If there is a river or other waterway located on your property, you may wonder if you have a right of access to it. Since it’s on your property, you would think that you would have access, but that access doesn’t necessarily come with a right to exclusive use.
When a river passes through your property, you generally have the right to access the waterway. However, you don’t have the right to limit other people’s access under most circumstances, with the caveat that they stay in the water and don’t come onto your property.
Do people need permission to use a river that goes through your property?
It depends. Riparian rights, rights of owners of waterfront property, state that owners have a right to the reasonable use of the water as it flows over or through the property. They may have a right to:
- Fish in the river
- Take steps to prevent erosion or flooding on the property
- Acquire accretion, of the land created when water deposits soil
- Boomage, which is the fee charged for securing a boom
Generally speaking, these rights tell you what you can do with water as it passes through the area as well as how to handle the bank of the river. Owners are, through federal legislation, encouraged to allow public access to water for recreational purposes.
Someone who is rafting down the river likely does not need to have permission to float down the river past your property. On the other hand, if rafters are stopping and using your dock or coming onto your property, then you may ask them to leave or pay a fee for using your property.

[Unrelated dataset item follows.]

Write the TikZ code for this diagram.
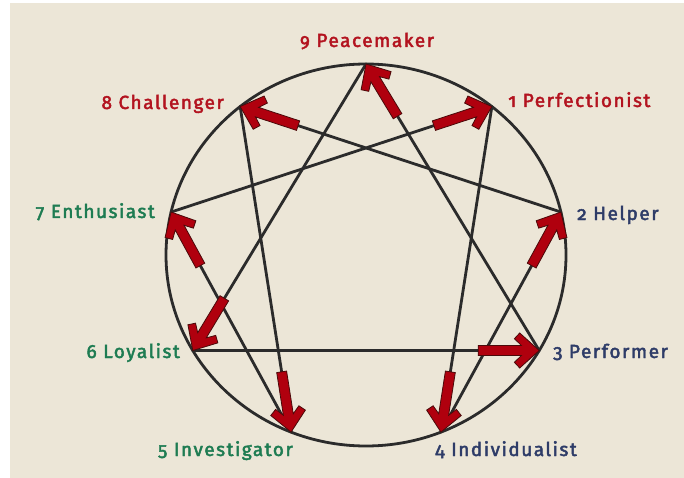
\documentclass[tikz,border=0pt]{standalone}
\usepackage{fontspec}
\setmainfont{Fira Sans}[Numbers=OldStyle, LetterSpace=8, FakeBold=2.4]
\usetikzlibrary{calc}
\definecolor{bg}{HTML}{ECE6D7}
\definecolor{ered}{HTML}{B3131F}
\definecolor{enavy}{HTML}{2E3C68}
\definecolor{egreen}{HTML}{1E7C52}
\definecolor{eline}{HTML}{2B2B2B}
\definecolor{aout}{HTML}{4A0A0A}
\definecolor{afill}{HTML}{B0000E}
\tikzset{
  redarrow/.pic={
    \filldraw[fill=afill, draw=aout, line width=0.8pt, line join=miter]
      (0,0) -- (-19.5,17.5) -- (-24.8,11.8) -- (-17.8,5) -- (-61,5)
      -- (-61,-5) -- (-17.8,-5) -- (-24.8,-11.8) -- (-19.5,-17.5) -- cycle;
  }
}
\newcommand\enarr[2]{\path let \p1=($(#2)-(#1)$), \n1={atan2(\y1,\x1)} in (#2) pic[rotate=\n1]{redarrow};}
\begin{document}
\begin{tikzpicture}[x=1pt,y=-1pt,
  edge/.style={draw=eline, line width=2.8pt, line join=round},
  lbl/.style={font=\fontsize{19}{22}\selectfont, inner sep=0pt}]
\useasboundingbox (0,0) rectangle (684,478);
\fill[bg] (10,3) rectangle (684,478);
\coordinate (c) at (366,255);
\draw[edge] (c) ellipse [x radius=200, y radius=191];
\coordinate (p9) at ({366+200*cos(90)},{255-191*sin(90)});
\coordinate (p1) at ({366+200*cos(51)},{255-191*sin(51)});
\coordinate (p2) at ({366+200*cos(13)},{255-191*sin(13)});
\coordinate (p3) at ({366+200*cos(-30)},{255-191*sin(-30)});
\coordinate (p4) at ({366+200*cos(-68)},{255-191*sin(-68)});
\coordinate (p5) at ({366+200*cos(248)},{255-191*sin(248)});
\coordinate (p6) at ({366+200*cos(210)},{255-191*sin(210)});
\coordinate (p7) at ({366+200*cos(167)},{255-191*sin(167)});
\coordinate (p8) at ({366+200*cos(129)},{255-191*sin(129)});
\draw[edge] (p1) -- (p4) -- (p2) -- (p8) -- (p5) -- (p7) -- cycle;
\draw[edge] (p9) -- (p3) -- (p6) -- cycle;
\enarr{p9}{p6}
\enarr{p6}{p3}
\enarr{p3}{p9}
\enarr{p1}{p4}
\enarr{p4}{p2}
\enarr{p2}{p8}
\enarr{p8}{p5}
\enarr{p5}{p7}
\enarr{p7}{p1}
\node[lbl, text=ered, anchor=base] (l9) at (367,47) {9 Peacemaker};
\node[lbl, text=ered, anchor=base east] (l8) at (224,109) {8 Challenger};
\node[lbl, text=ered, anchor=base west] (l1) at (508,107) {1 Perfectionist};
\node[lbl, text=enavy, anchor=base west] (l2) at (577,220) {2 Helper};
\node[lbl, text=enavy, anchor=base west] (l3) at (553,358) {3 Performer};
\node[lbl, text=enavy, anchor=base west] (l4) at (435,456) {4 Individualist};
\node[lbl, text=egreen, anchor=base east] (l5) at (293,456) {5 Investigator};
\node[lbl, text=egreen, anchor=base east] (l6) at (180,358) {6 Loyalist};
\node[lbl, text=egreen, anchor=base east] (l7) at (155,218) {7 Enthusiast};
\end{tikzpicture}
\end{document}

Waterway rights can be complex, so it’s valuable to know your local, state and federal laws
While this subject might seem straightforward, it can be confusing to know how far your property extends and when others need permission to use it. It’s valuable for you to get to know the local and federal laws that may apply to your case. If others are violating your rights as a property owner, good signage, a fee structure or other options may help you take back control.